Provided data:
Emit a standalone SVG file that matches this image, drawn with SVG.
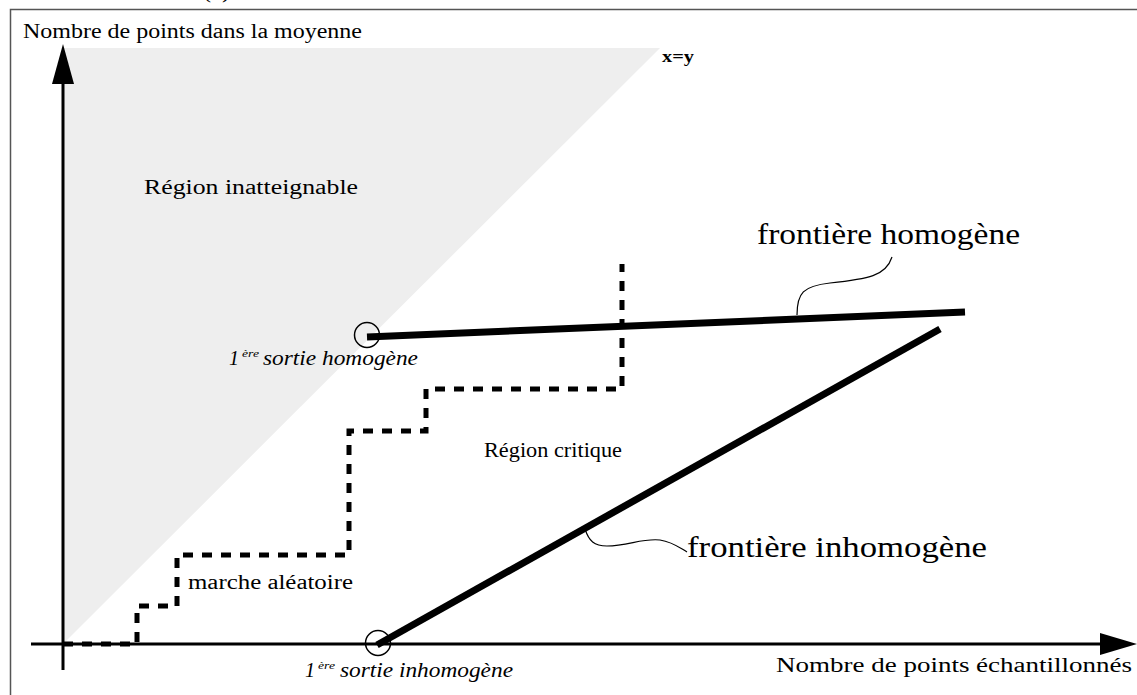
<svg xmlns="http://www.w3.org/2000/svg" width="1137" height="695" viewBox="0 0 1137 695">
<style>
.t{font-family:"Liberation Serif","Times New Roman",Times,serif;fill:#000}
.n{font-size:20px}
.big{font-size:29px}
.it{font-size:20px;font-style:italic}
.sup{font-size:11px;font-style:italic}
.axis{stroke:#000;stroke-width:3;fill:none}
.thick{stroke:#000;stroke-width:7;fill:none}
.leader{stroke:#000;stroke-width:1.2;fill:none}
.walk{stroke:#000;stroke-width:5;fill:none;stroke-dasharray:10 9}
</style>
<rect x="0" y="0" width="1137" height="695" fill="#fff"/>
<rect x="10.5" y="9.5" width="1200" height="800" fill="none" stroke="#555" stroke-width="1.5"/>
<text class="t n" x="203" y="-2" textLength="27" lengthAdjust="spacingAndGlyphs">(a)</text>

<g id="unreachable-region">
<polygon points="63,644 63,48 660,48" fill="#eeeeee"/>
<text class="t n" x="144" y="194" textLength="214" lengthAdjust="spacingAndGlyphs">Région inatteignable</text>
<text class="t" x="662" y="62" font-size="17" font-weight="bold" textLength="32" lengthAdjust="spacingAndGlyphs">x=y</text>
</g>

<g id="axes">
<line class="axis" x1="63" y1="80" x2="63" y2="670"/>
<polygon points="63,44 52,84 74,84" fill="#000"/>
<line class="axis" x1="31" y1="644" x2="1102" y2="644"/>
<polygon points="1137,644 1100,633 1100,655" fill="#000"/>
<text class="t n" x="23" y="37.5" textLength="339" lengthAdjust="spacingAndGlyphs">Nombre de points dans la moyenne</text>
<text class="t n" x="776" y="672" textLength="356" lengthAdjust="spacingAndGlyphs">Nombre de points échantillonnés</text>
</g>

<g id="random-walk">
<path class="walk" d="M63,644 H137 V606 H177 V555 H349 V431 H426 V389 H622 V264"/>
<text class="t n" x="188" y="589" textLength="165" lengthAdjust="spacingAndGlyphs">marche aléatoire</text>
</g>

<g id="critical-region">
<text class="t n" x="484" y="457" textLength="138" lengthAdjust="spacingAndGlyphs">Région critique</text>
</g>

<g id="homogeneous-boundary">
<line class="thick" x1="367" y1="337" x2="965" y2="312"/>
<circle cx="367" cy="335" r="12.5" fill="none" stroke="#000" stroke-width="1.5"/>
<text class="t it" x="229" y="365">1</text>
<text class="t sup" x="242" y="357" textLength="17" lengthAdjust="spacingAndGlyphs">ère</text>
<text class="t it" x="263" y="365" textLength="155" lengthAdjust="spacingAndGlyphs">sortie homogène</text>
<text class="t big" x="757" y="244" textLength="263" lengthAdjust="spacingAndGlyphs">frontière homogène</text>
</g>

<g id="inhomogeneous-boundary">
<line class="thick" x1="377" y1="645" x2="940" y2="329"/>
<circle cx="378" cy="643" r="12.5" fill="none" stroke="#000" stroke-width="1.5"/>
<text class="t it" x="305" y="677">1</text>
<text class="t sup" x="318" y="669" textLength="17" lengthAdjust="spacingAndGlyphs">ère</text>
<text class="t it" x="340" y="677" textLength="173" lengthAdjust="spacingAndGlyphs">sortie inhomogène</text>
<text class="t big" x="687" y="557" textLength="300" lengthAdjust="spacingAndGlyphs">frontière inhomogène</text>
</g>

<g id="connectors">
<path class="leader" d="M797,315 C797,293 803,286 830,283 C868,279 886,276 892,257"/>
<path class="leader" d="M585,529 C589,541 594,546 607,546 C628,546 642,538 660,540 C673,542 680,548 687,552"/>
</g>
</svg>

==

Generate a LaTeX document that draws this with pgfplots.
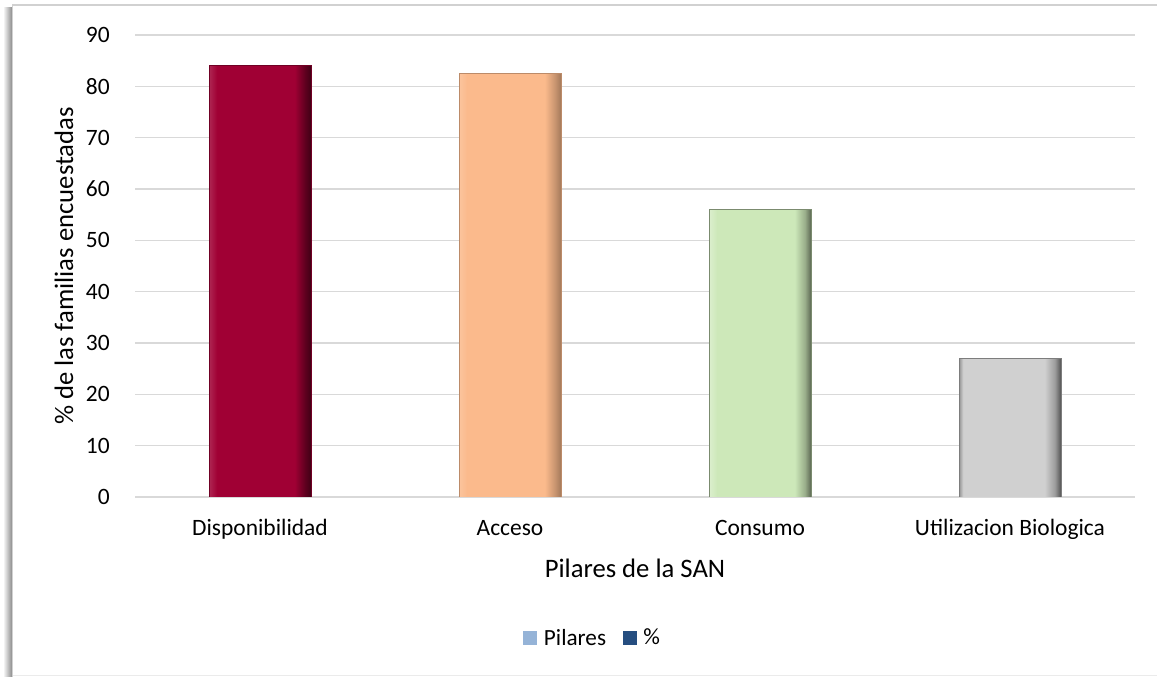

Task to carry out: Look through the listing and extract every line with "that" in it.

Result of the exercise:
Emit a standalone SVG file that matches this image, drawn with SVG.
Generate a LaTeX document that draws this with pgfplots.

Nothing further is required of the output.